The thing that I find to be most intriguing is a partner who claims non-monogamy to be their practice but then when it comes down to it, they aren't able to actually navigate multiple relationships. Perhaps they aren't really sure of how to do so, which means they haven't done the work to understand the myriad of feelings that comes with having more than one intimate relationship... meaning they haven't done the work, or read any books on the subject, talked to those more knowledgable, etc. Perhaps they really aren't non-monogamous but are dealing with unhealed trauma from past relationships where they put every bit of them self into it, but wound up with a hand full of shit, therefore preventing them from wanting to truly be vulnerable to avoid such a feeling and experience from ever happening again. I hate to say it, but thats life. Theres good, theres bad, theres everything in between, and we all have to deal with some of it. Becoming an ostrich will not save you.
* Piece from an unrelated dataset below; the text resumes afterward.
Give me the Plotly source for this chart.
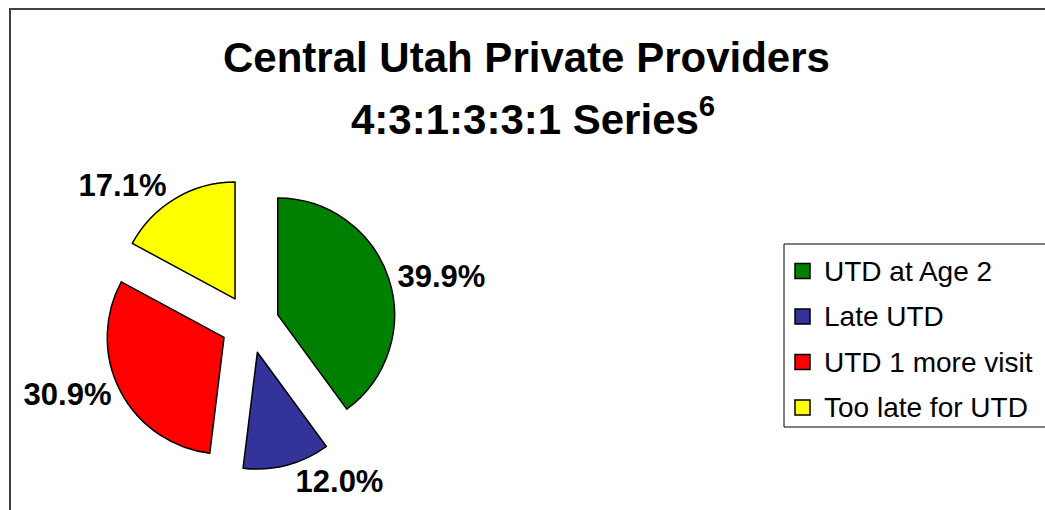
import plotly.graph_objects as go

# ---- data ----
categories = ["UTD at Age 2", "Late UTD", "UTD 1 more visit", "Too late for UTD"]
values = [39.9, 12.0, 30.9, 17.1]
colors = ["#008000", "#333399", "#FF0000", "#FFFF00"]
title_line1 = "Central Utah Private Providers"
title_line2 = "4:3:1:3:3:1 Series<sup>6</sup>"

W, H = 1045, 510
FONT = "Liberation Sans, Arial, sans-serif"

def px_x(x):
    return x / W

def px_y(y):
    return 1 - y / H

fig = go.Figure()
fig.add_trace(go.Pie(
    labels=categories,
    values=values,
    sort=False,
    direction="clockwise",
    rotation=0,
    pull=[0.25] * len(values),
    marker=dict(colors=colors, line=dict(color="#000000", width=1.5)),
    texttemplate="<b>%{value:.1f}%</b>",
    textposition="outside",
    automargin=False,
    textfont=dict(family=FONT, size=31, color="#000000"),
    domain=dict(x=[px_x(104), px_x(396)], y=[px_y(470), px_y(178)]),
    showlegend=False,
    hoverinfo="label+value",
))

shapes = []
annotations = []

# outer chart border (only top and left visible)
shapes.append(dict(type="rect", xref="paper", yref="paper",
                   x0=px_x(10), x1=px_x(1060), y0=px_y(530), y1=px_y(9),
                   line=dict(color="#404040", width=2), fillcolor="rgba(0,0,0,0)"))

# title (two lines, Excel-like spacing)
annotations.append(dict(
    text="<b>" + title_line1 + "</b>",
    xref="paper", yref="paper", x=px_x(526.5), y=px_y(57),
    xanchor="center", yanchor="middle", showarrow=False,
    font=dict(family=FONT, size=42, color="#000000"),
))
annotations.append(dict(
    text="<b>" + title_line2 + "</b>",
    xref="paper", yref="paper", x=px_x(533), y=px_y(116),
    xanchor="center", yanchor="middle", showarrow=False,
    font=dict(family=FONT, size=42, color="#000000"),
))

# legend (manual, to match spacing of reference)
shapes.append(dict(type="rect", xref="paper", yref="paper",
                   x0=px_x(784), x1=px_x(1060), y0=px_y(427), y1=px_y(244),
                   line=dict(color="#000000", width=1), fillcolor="#FFFFFF", layer="below"))
row0, step = 271, 45.5
for i, (lab, col) in enumerate(zip(categories, colors)):
    cy = row0 + i * step
    shapes.append(dict(type="rect", xref="paper", yref="paper",
                       x0=px_x(795), x1=px_x(810), y0=px_y(cy + 7.5), y1=px_y(cy - 7.5),
                       line=dict(color="#000000", width=1.5), fillcolor=col))
    annotations.append(dict(
        text=lab, xref="paper", yref="paper", x=px_x(822), y=px_y(cy),
        xanchor="left", yanchor="middle", showarrow=False,
        font=dict(family=FONT, size=28, color="#000000"),
    ))

fig.update_layout(
    width=W, height=H,
    margin=dict(l=0, r=0, t=0, b=0, pad=0, autoexpand=False),
    paper_bgcolor="#FFFFFF",
    plot_bgcolor="#FFFFFF",
    shapes=shapes,
    annotations=annotations,
    showlegend=False,
)

fig.write_html(
    "out.html",
    config={"displayModeBar": False},
    post_script="document.body.style.margin='0px';document.body.style.overflow='hidden';",
)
Non-monogamy requires a good deal of talking openly and honestly about your feelings and experiences, hopefully from a grounded place, in order to grow and grok the changes we need to make within ourselves, within our relationships, or how we respond to certain unavoidable experiences. There is no way you cannot do the work required for emotional maturity and think you will be able to have healthy relationships of any kind. You will not be able to respect others boundaries if you do not know what and where yours are.
And what is the point of saying you're non-monogamous and then lying to your partners all while acting that they would be so offended if you were spending time with other partners? I have seen this happen in many, many, relationships and I do not quite grok the point of it. If we are being mature, open, and honest in our relationships, it allows for the kind of growth required of, well, really everyone. I practice non-monogamy because it feels great to be honest about the fact that I sometimes desire more than one partner/lover/intimate friend/play partner or whatever other kind of relationship that may be seen as problematic in a monogamous relationship structure. Does it serve non-monogamy to be so scared to say out loud what you really want? Will the trees fall in the forest if you utter your truth? Will everything bust at the seams if you're finally honest with yourself?
Turns out, everything will be even richer and juicier if you can be what you desire without judging it, or making excuses for it, or pretending to be what you aren't.
There's a lot of love out there... How will you choose to interact with it? Or will you choose to continually sabotage it for the illusion of control?